Themis Medicare Limited (“TML” or “Transferee Company”) is engaged in the business of manufacturing of finished formulations and synthetic Active Pharmaceutical Ingredients (“APIs”). The equity shares of TML are listed on the Stock Exchanges.
In 2022, TML decided to transfer its entire API business to its wholly owned subsidiary through slump sale which was pending due to pending approval from GIDC which was secured. However, with approval for the proposed merger with GTBL, TML terminated the business transfer agreement on account of change in the business environment and strategy re-alignment.
During 2007-09, TML acquired a direct stake in GTBL and stepped in as joint promoters of GTBL.
Gujarat Themis Biosyn Limited (“GTBL” or “Transferor Company”) is engaged in the business of manufacturing fermentation-based pharmaceutical intermediates and APIs. The equity shares of GTBL are listed on BSE. As on date, GTBL is an associate company of TML which held 23.19% equity stake in GTBL.
To date, GTBL has witnessed several ownership changes. Originally, GTBL was incorporated in 1981 as a joint sector company with GIIC Ltd. and Chemosyn (P) Ltd. It was subsequently taken over in June 1991 by Yuhan Group, South Korea and Pharmaceutical Business Group (India) Ltd. (PBG). It is being actively managed by Themis Medicare Ltd. since 2007 along with Yuhan Corporation. In 2021, Yuhan Corporation sold its entire circa 26% stake in GTBL to PBG.
On the production side, GTBL mainly focuses on 2 products, Rifa S is used as an input for Rifampicin and Rifapentine (used primarily to treat TB), while Rifa O is used for Rifaximin (used to treat Diarrheal). During the year 2020, the company changed its business model from contract manufacturing to own manufacturing and sales model. After fulfilling all the contractual obligations, GTBL was able to make the strategic shift which led to improved realisations and substantial improvement in margins. This change gave better access to markets and a competitive advantage.
Proposed Transaction:
The board of directors of GTBL & TML at their respective board meetings approved a scheme of merger which proposes to merge GTBL with TML. The appointed date for the proposed merger will be April 1, 2025 or such other date as may be approved by the Boards of both companies.

Rationale for the scheme
As envisaged under the proposed scheme, the following are the rationale for the consolidation of GTBL with TML:
- Integration of the entire product value chain under a consolidated entity
- This consolidation will lead to synergies of operations and facilitate long-term sustainable growth to enhance value for all stakeholders concerned;
- Optimal utilisation of resources to derive operating efficiencies and business synergies;
- Ability to sell products through the expanded distribution channels;
- Efficient utilization of capital to drive growth of the consolidated business under a single entity;
Share Capital & Swap Ratio
Upon the merger becoming effective, Themis Medicare Limited will issue and allot 118 equity shares of the face value of Re. 1 each, credited as fully paid-up, for every 100 equity shares of the face value of Re. 1 each fully paid-up, held by shareholders in Gujarat Themis Biosyn Limited.

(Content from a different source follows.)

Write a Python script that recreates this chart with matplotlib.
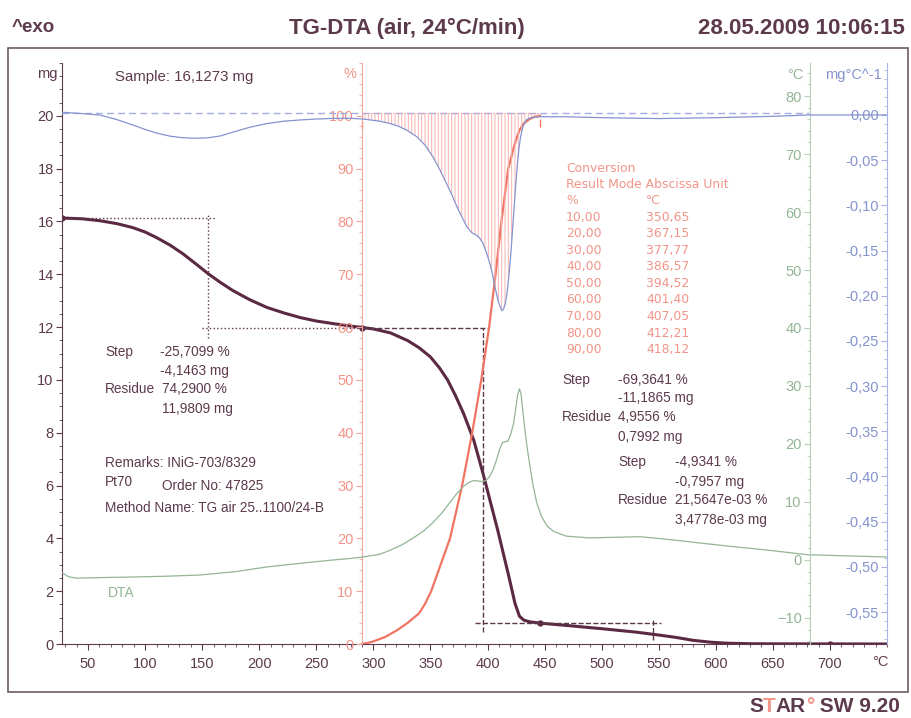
import numpy as np
import matplotlib
matplotlib.use('Agg')
import matplotlib.pyplot as plt
from matplotlib.ticker import MultipleLocator, FixedLocator, FuncFormatter
from matplotlib.patches import Rectangle

W, H = 912, 718

plt.rcParams['font.family'] = ['Liberation Sans', 'DejaVu Sans']
plt.rcParams['hatch.linewidth'] = 0.7

# kleuren
c_tg = '#5b2a42'
c_txt = '#5c3a4c'
c_red = '#f07462'
c_red_lbl = '#f29488'
c_green = '#93b595'
c_blue = '#8593cf'
c_frame = '#6d5c6a'

tg_temp = [27.5, 45, 60, 75, 89, 100, 110, 122, 133, 144, 155, 166, 177, 192, 207, 222,
           236, 250, 265, 280, 291, 300, 315, 330, 340, 350, 358, 365, 372, 379, 388, 396,
           403, 409, 414, 419, 424, 428, 432, 437, 446, 470, 500, 530, 550, 565, 580, 595,
           610, 630, 660, 700, 750]
tg_mg = [16.13, 16.1, 16.03, 15.92, 15.77, 15.6, 15.39, 15.1, 14.78, 14.41, 14.03, 13.69,
         13.38, 13.03, 12.74, 12.53, 12.36, 12.23, 12.13, 12.04, 11.98, 11.93, 11.78, 11.49,
         11.22, 10.87, 10.45, 10.0, 9.4, 8.73, 7.71, 6.47, 5.3, 4.3, 3.4, 2.5, 1.55, 1.05,
         0.9, 0.84, 0.79, 0.70, 0.58, 0.45, 0.34, 0.25, 0.14, 0.07, 0.03, 0.01, 0.005,
         0.0035, 0.0]

# conversie (%), tabelwaarden uit het rapport
conv_temp = [290, 295, 300, 310, 320, 330, 340, 345, 350.65, 367.15, 377.77, 386.57,
             394.52, 401.40, 407.05, 412.21, 418.12, 424, 428, 432, 437, 441, 446]
conv_pct = [0, 0.2, 0.5, 1.3, 2.5, 4.0, 5.8, 7.5, 10, 20, 30, 40, 50, 60, 70, 80, 90,
            94.8, 97.3, 98.6, 99.4, 99.8, 100]
conv_tab_pct = ['10,00', '20,00', '30,00', '40,00', '50,00', '60,00', '70,00', '80,00', '90,00']
conv_tab_temp = ['350,65', '367,15', '377,77', '386,57', '394,52', '401,40', '407,05',
                 '412,21', '418,12']

# DTG (mg/°C)
dtg_temp = [27.5, 45, 60, 75, 89, 100, 110, 122, 133, 143, 155, 166, 177, 192, 207, 222,
            236, 250, 265, 280, 291, 305, 314, 322, 329, 338, 345, 352, 358, 364, 369, 373,
            378, 382, 386, 390, 393, 396, 399, 402, 404.5, 406.5, 409, 411, 412.5, 414,
            415.5, 417, 418.5, 420, 421.5, 423, 424.5, 426, 427.5, 429, 431, 434, 438, 446,
            470, 500, 550, 600, 650, 682, 750]
dtg_val = [0.003, 0.0015, 0.0, -0.005, -0.011, -0.016, -0.020, -0.0235, -0.0252, -0.0258,
           -0.0253, -0.0232, -0.019, -0.0135, -0.0095, -0.0068, -0.0055, -0.0045, -0.0038,
           -0.0037, -0.0045, -0.0068, -0.0092, -0.0125, -0.0166, -0.024, -0.033, -0.046,
           -0.06, -0.0756, -0.089, -0.101, -0.114, -0.124, -0.13, -0.133, -0.136, -0.142,
           -0.152, -0.164, -0.177, -0.19, -0.204, -0.212, -0.2165, -0.215, -0.209, -0.198,
           -0.181, -0.16, -0.135, -0.108, -0.081, -0.057, -0.038, -0.024, -0.013, -0.0055,
           -0.003, -0.002, -0.002, -0.003, -0.004, -0.003, -0.0015, 0.0, 0.0]
dtg_base = 0.002

# DTA (°C)
dta_temp = [27.5, 33, 40, 60, 89, 120, 148, 180, 207, 240, 265, 280, 291, 306, 315, 325,
            335, 344, 352, 360, 367, 373, 379, 384, 388, 392, 396, 399, 402, 405, 408,
            410.5, 413, 415.5, 418, 420.5, 423, 425, 426.5, 428, 429.5, 431, 433, 435, 437,
            440, 443, 447, 452, 458, 469, 490, 510, 534, 560, 587, 615, 645, 680, 750]
dta_val = [-2.25, -2.9, -3.15, -3.05, -2.95, -2.8, -2.6, -2.0, -1.2, -0.5, 0.0, 0.25, 0.5,
           1.0, 1.7, 2.6, 3.8, 5.0, 6.4, 8.1, 9.9, 11.4, 12.7, 13.4, 13.7, 13.6, 13.5, 13.8,
           14.4, 15.6, 17.3, 19.0, 20.2, 20.4, 20.5, 21.8, 23.7, 26.5, 28.6, 29.5, 28.5,
           25.5, 22.0, 19.0, 16.4, 12.8, 10.0, 7.6, 5.9, 4.9, 4.1, 3.8, 3.9, 4.0, 3.5, 2.9,
           2.3, 1.7, 0.9, 0.5]

# stappen (evaluatie)
step_marks_temp = [27.5, 290, 446, 700]
step_marks_mg = [16.13, 11.98, 0.79, 0.0035]


def px(x, y):
    return x / W, 1 - y / H


fig = plt.figure(figsize=(W / 100, H / 100), dpi=100)
fig.patches.append(Rectangle(px(8, 692), 900 / W, 644 / H, transform=fig.transFigure,
                             fill=False, edgecolor=c_frame, lw=1.2))

ax = fig.add_axes([62 / W, 1 - 644 / H, 825 / W, 581 / H])
ax.set_xlim(27.2, 750)
ax.set_ylim(0, 22)
ax.patch.set_visible(False)
ax.set_zorder(3)
for s in ['top', 'right']:
    ax.spines[s].set_visible(False)
for s in ['left', 'bottom']:
    ax.spines[s].set_color(c_txt)
ax.xaxis.set_major_locator(FixedLocator(range(50, 701, 50)))
ax.xaxis.set_minor_locator(MultipleLocator(10))
ax.yaxis.set_major_locator(FixedLocator(range(0, 21, 2)))
ax.yaxis.set_minor_locator(MultipleLocator(0.5))
ax.tick_params(which='both', colors=c_txt, labelcolor=c_txt, direction='out', labelsize=10.5, pad=2)
ax.tick_params(which='major', length=4)
ax.tick_params(which='minor', length=2.5)
ax.tick_params(axis='x', pad=5)


def side_axis(pos, color, lblcolor):
    a = ax.twinx()
    for s in ['top', 'bottom', 'right']:
        a.spines[s].set_visible(False)
    a.spines['left'].set_visible(True)
    a.spines['left'].set_position(('axes', pos))
    a.spines['left'].set_color(color)
    a.yaxis.tick_left()
    a.patch.set_visible(False)
    a.tick_params(axis='y', which='both', colors=color, labelcolor=lblcolor, direction='out',
                  labelsize=10.5, pad=2)
    a.tick_params(which='major', length=4)
    a.tick_params(which='minor', length=2.5)
    return a


ax_p = side_axis((362 - 62) / 825, '#f4a59c', c_red_lbl)
ax_p.set_ylim(0, 110)
ax_p.yaxis.set_major_locator(FixedLocator(range(0, 101, 10)))
ax_p.yaxis.set_minor_locator(MultipleLocator(2))

ax_g = side_axis((810 - 62) / 825, '#b5cdb6', c_green)
ax_g.set_ylim(-14.5, 85.7)
ax_g.yaxis.set_major_locator(FixedLocator(range(-10, 81, 10)))
ax_g.yaxis.set_minor_locator(MultipleLocator(2))

ax_b = side_axis(1.0, '#a9b2e0', c_blue)
ax_b.set_ylim(-0.5854, 0.0575)
ax_b.yaxis.set_major_locator(FixedLocator(np.arange(-0.55, 0.001, 0.05)))
ax_b.yaxis.set_minor_locator(MultipleLocator(0.01))
ax_b.yaxis.set_major_formatter(FuncFormatter(lambda v, _: f"{v:.2f}".replace('.', ',').replace('-0,00', '0,00')))

# DTA
ax_g.plot(dta_temp, dta_val, color=c_green, lw=0.9)

# DTG met gearceerd piekoppervlak
ax_b.plot([27.2, 682], [dtg_base, dtg_base], ls=(0, (5, 3)), color='#a4ade0', lw=1.0)
dt = np.array(dtg_temp)
dv = np.array(dtg_val)
sel = (dt >= 290) & (dt <= 446)
ax_b.fill_between(dt[sel], dv[sel], dtg_base, facecolor='none', edgecolor='#f7b4b0',
                  hatch='|' * 5, lw=0)
ax_b.plot([dt[sel][0], dt[sel][-1]], [dtg_base, dtg_base], color='#f4a0a0', lw=0.8, ls=':')
ax_b.plot(dtg_temp, dtg_val, color=c_blue, lw=0.9)

# conversie
ax_p.plot(conv_temp, conv_pct, color=c_red, lw=1.6)
ax_p.plot([290, 446], [98.3, 98.6], ls='none', marker='|', ms=6, color=c_red)

# TG + stappen
ax.plot(tg_temp, tg_mg, color=c_tg, lw=2.2)
ax.plot(step_marks_temp, step_marks_mg, ls='none', marker='o', ms=3.5, color=c_tg)
ax.plot([27.2, 161], [16.13, 16.13], ls=':', color=c_txt, lw=1)
ax.plot([155, 155], [11.6, 16.3], ls=':', color=c_txt, lw=1)
ax.plot([150, 290], [11.98, 11.98], ls=':', color=c_txt, lw=1)
ax.plot([290, 400], [11.98, 11.98], ls='--', color=c_txt, lw=1)
ax.plot([396, 396], [0.45, 11.98], ls='--', color=c_txt, lw=1)
ax.plot([389, 552], [0.79, 0.79], ls='--', color=c_txt, lw=1)
ax.plot([545, 545], [0.15, 0.9], ls='--', color=c_txt, lw=1)

# kopregel
hdr = dict(fontsize=16, weight='bold', color=c_txt, va='center')
fig.text(*px(12, 28), '^exo', ha='left', **dict(hdr, fontsize=13.5))
fig.text(*px(407, 28), 'TG-DTA (air, 24°C/min)', ha='center', **hdr)
fig.text(*px(905, 28), '28.05.2009 10:06:15', ha='right', **hdr)

# STAR SW
star = dict(fontsize=15, weight='bold', va='baseline', ha='left')
t = fig.text(*px(749, 712), 'S', color=c_txt, **star)
for s, col in [('T', c_red_lbl), ('AR', c_txt), ('°', c_red_lbl), (' SW 9.20', c_txt)]:
    t = ax.annotate(s, xy=(1, 0), xycoords=t, color=col, annotation_clip=False,
                    fontsize=15, weight='bold', va='bottom', ha='left')

# aslabels
fig.text(*px(47, 74), 'mg', ha='center', va='center', fontsize=10.5, color=c_txt)
fig.text(*px(350, 74), '%', ha='center', va='center', fontsize=10.5, color=c_red_lbl)
fig.text(*px(795, 75), '°C', ha='center', va='center', fontsize=10.5, color=c_green)
fig.text(*px(882, 75), 'mg°C^-1', ha='right', va='center', fontsize=10.5, color=c_blue)
fig.text(*px(880, 662), '°C', ha='center', va='center', fontsize=10.5, color=c_txt)

# annotaties
an = dict(fontsize=9.8, color=c_txt, va='center', ha='left')
fig.text(*px(115, 77), 'Sample: 16,1273 mg', **dict(an, fontsize=10.8))
for x, y, s in [(105, 352, 'Step'), (160, 352, '-25,7099 %'), (160, 371, '-4,1463 mg'),
                (105, 389, 'Residue'), (162, 389, '74,2900 %'), (162, 409, '11,9809 mg'),
                (105, 463, 'Remarks: INiG-703/8329'), (105, 482, 'Pt70'),
                (162, 486, 'Order No: 47825'), (105, 508, 'Method Name: TG air 25..1100/24-B'),
                (562, 380, 'Step'), (618, 380, '-69,3641 %'), (618, 398, '-11,1865 mg'),
                (562, 417, 'Residue'), (618, 417, '4,9556 %'), (618, 437, '0,7992 mg'),
                (618, 462, 'Step'), (675, 462, '-4,9341 %'), (675, 482, '-0,7957 mg'),
                (618, 500, 'Residue'), (675, 500, '21,5647e-03 %'), (675, 520, '3,4778e-03 mg')]:
    fig.text(*px(x, y), s, **an)
fig.text(*px(108, 593), 'DTA', ha='left', va='center', fontsize=10, color=c_green)

# conversietabel
tb = dict(fontsize=8.9, color=c_red_lbl, va='center', ha='left', family='DejaVu Sans')
fig.text(*px(566, 168), 'Conversion', **tb)
fig.text(*px(566, 185), 'Result Mode Abscissa Unit', **tb)
fig.text(*px(566, 201), '%', **tb)
fig.text(*px(646, 201), '°C', **tb)
for i, (p, tc) in enumerate(zip(conv_tab_pct, conv_tab_temp)):
    y = 217 + i * 16.6
    fig.text(*px(566, y), p, **tb)
    fig.text(*px(646, y), tc, **tb)

fig.savefig('out.png', dpi=100, facecolor='white')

| Particulars | GTBL | TML-Pre | TML-Post |
| No. of paid up equity shares of INR 1 each | 10,89,65,265 | 9,20,40,120 | 19,07,98,129 |
| Promoter Holding | 70.86%* | 67.15% | 64.52% |
*: Including 23.19% stake held by TML
As a result of the merger, TML’s existing holding in GTBL will get cancelled & new shares of TML will be issued to other shareholders excluding TML. Circa 9.87 crore equity shares will get issued by TML.
Financials
Please note:
- TML PAT is after considering its share in associate i.e. GTBL
- Core capital employed of TML is after deducting investment in associate which is recorded using equity method and GTBL after capital work in progress.

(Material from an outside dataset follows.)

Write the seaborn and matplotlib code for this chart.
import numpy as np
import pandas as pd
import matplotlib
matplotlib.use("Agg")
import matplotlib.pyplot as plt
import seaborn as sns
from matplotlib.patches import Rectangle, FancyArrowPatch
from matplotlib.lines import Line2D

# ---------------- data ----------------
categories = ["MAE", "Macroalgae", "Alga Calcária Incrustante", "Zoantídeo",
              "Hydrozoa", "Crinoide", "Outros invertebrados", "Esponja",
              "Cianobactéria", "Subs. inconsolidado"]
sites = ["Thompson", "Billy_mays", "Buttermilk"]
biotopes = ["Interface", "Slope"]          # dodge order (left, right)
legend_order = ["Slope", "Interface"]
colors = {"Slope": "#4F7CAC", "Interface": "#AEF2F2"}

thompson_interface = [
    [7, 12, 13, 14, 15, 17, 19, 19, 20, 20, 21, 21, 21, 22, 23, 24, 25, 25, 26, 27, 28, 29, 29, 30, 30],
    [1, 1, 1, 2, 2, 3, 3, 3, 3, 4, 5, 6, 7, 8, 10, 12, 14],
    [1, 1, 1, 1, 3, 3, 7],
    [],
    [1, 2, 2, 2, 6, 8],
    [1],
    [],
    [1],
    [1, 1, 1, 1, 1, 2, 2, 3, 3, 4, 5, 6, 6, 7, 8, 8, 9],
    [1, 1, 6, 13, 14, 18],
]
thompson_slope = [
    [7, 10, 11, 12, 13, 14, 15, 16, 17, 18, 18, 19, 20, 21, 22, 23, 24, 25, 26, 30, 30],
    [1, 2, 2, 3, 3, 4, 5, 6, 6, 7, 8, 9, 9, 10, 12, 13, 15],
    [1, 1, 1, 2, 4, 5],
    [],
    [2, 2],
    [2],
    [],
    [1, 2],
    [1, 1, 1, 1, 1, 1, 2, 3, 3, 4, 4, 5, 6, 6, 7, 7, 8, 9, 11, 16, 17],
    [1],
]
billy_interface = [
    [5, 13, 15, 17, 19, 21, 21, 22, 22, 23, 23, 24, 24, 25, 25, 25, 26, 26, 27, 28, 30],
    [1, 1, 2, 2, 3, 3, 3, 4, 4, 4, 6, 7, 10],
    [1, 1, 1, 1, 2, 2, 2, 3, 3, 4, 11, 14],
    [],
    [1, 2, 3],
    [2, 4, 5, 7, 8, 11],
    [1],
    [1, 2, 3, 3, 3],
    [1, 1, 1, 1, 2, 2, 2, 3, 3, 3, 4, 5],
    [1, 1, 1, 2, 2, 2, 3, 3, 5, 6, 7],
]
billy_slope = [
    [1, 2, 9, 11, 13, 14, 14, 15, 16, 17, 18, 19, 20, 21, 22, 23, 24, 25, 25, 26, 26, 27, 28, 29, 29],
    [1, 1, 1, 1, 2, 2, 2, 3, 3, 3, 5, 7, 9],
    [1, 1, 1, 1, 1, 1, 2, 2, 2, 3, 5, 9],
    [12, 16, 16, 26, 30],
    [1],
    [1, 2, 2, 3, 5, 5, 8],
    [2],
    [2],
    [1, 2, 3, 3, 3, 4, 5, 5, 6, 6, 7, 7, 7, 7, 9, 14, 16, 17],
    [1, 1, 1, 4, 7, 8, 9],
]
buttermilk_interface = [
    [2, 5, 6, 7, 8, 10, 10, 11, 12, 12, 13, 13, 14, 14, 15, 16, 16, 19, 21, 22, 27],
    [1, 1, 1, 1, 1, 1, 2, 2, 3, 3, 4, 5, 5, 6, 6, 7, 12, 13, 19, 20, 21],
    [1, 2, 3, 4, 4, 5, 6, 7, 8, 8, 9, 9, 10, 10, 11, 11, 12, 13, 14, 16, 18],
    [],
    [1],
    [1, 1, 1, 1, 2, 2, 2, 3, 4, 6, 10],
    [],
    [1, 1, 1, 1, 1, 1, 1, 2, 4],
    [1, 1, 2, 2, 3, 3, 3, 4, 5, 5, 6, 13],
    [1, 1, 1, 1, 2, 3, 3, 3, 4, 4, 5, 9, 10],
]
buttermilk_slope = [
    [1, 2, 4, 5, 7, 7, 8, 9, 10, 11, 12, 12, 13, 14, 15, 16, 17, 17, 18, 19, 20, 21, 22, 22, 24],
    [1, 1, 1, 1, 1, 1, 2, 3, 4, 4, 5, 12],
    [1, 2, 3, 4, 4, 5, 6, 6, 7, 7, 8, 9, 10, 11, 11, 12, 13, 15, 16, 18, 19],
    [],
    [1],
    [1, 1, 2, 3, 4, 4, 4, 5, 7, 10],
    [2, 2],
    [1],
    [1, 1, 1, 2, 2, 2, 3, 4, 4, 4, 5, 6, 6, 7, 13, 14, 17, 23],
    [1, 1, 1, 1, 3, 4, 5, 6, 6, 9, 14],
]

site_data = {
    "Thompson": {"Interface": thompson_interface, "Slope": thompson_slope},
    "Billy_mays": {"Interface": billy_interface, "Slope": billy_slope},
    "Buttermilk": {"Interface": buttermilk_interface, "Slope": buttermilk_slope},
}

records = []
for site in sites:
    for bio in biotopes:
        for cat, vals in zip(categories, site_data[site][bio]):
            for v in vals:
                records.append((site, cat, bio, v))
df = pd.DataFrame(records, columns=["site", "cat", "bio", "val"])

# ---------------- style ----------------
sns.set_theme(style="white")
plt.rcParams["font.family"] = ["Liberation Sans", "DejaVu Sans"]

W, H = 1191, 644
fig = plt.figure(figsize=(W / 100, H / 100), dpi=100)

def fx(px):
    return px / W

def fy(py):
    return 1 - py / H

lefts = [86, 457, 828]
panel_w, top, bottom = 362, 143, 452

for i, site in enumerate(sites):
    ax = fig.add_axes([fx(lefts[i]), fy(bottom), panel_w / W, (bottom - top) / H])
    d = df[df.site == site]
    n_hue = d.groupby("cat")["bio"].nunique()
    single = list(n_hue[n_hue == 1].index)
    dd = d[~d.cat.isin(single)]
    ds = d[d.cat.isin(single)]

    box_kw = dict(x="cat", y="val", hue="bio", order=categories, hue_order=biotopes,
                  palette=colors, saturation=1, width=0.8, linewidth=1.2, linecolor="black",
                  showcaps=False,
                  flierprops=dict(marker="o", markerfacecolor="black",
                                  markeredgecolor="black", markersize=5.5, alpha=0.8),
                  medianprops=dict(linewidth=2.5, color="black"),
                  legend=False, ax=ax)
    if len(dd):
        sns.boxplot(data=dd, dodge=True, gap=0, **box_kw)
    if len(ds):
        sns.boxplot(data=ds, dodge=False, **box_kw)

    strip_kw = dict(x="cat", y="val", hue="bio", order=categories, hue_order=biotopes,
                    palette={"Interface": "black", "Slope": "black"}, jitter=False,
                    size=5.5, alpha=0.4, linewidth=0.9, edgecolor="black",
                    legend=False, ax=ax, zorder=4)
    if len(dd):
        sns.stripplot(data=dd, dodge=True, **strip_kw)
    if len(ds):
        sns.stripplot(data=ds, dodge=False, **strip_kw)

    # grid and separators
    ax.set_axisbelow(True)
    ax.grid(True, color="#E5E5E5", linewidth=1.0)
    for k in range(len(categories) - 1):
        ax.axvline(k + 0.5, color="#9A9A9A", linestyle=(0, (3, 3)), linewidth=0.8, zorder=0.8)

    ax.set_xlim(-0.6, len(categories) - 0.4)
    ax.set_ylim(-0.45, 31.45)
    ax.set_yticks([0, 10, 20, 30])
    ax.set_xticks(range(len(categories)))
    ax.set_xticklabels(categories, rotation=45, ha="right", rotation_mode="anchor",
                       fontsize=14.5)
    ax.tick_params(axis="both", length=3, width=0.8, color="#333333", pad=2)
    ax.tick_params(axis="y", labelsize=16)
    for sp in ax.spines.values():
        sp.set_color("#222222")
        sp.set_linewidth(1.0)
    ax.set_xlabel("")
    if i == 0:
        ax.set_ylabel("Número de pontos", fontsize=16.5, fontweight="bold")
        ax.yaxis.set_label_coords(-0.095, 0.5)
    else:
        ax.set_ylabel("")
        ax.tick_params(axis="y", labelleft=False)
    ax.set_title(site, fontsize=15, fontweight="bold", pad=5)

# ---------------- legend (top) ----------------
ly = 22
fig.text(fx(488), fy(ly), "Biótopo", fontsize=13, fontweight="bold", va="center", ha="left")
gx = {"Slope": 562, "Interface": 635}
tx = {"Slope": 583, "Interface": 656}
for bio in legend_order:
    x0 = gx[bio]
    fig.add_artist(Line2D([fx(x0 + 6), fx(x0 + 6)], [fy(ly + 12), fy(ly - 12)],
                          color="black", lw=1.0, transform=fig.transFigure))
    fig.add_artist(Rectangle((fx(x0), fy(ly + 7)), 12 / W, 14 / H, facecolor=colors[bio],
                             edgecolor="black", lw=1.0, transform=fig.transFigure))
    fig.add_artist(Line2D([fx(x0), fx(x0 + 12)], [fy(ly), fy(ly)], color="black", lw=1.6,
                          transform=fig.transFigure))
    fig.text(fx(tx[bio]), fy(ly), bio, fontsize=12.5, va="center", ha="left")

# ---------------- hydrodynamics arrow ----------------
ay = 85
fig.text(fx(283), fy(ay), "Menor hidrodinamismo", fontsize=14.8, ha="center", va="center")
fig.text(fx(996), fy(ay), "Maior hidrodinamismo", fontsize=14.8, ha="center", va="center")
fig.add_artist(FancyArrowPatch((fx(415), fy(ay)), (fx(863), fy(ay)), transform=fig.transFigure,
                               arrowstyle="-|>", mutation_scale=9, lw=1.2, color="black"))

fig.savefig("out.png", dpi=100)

GTBL is a niche pharma company which focuses on specific products which gives them an edge on margins and overall returns. After a long gap, GTBL embarked on a capacity expansion plan which will significantly enhance its capacity in the next year. TML though having a larger presence, its return and even absolute profit is lower than GTBL. After merger, the consolidated numbers for TML will likely improve.
Assigned Valuation
| Particulars | TML | GTBL |
| Assigned market capitalisation in valuation report (INR in Crore) | 2590 | 3610 |
| EV/EBITDA | 48 | 44 |
| PE Ratio | 60 | 61 |
TML valuation is considering its 23.1% stake in GTBL.
Interestingly, despite having superior margins and ratios, GTBL has been valued at almost par multiple with TML. There could be certain other reasons like product portfolio, TML stake in GTBL etc. for the same.
Conclusion
Currently, both TML & GTBL has been managed by the same set of promoters. Strategically, a merger is being announced post-buyout of its other longstanding strategic partner, Yuhan Corporation in GTBL.
On one hand, GTBL is engaged in niche products while TML has a diversified product base. Going forward, it will be interesting to see a return for minority shareholders.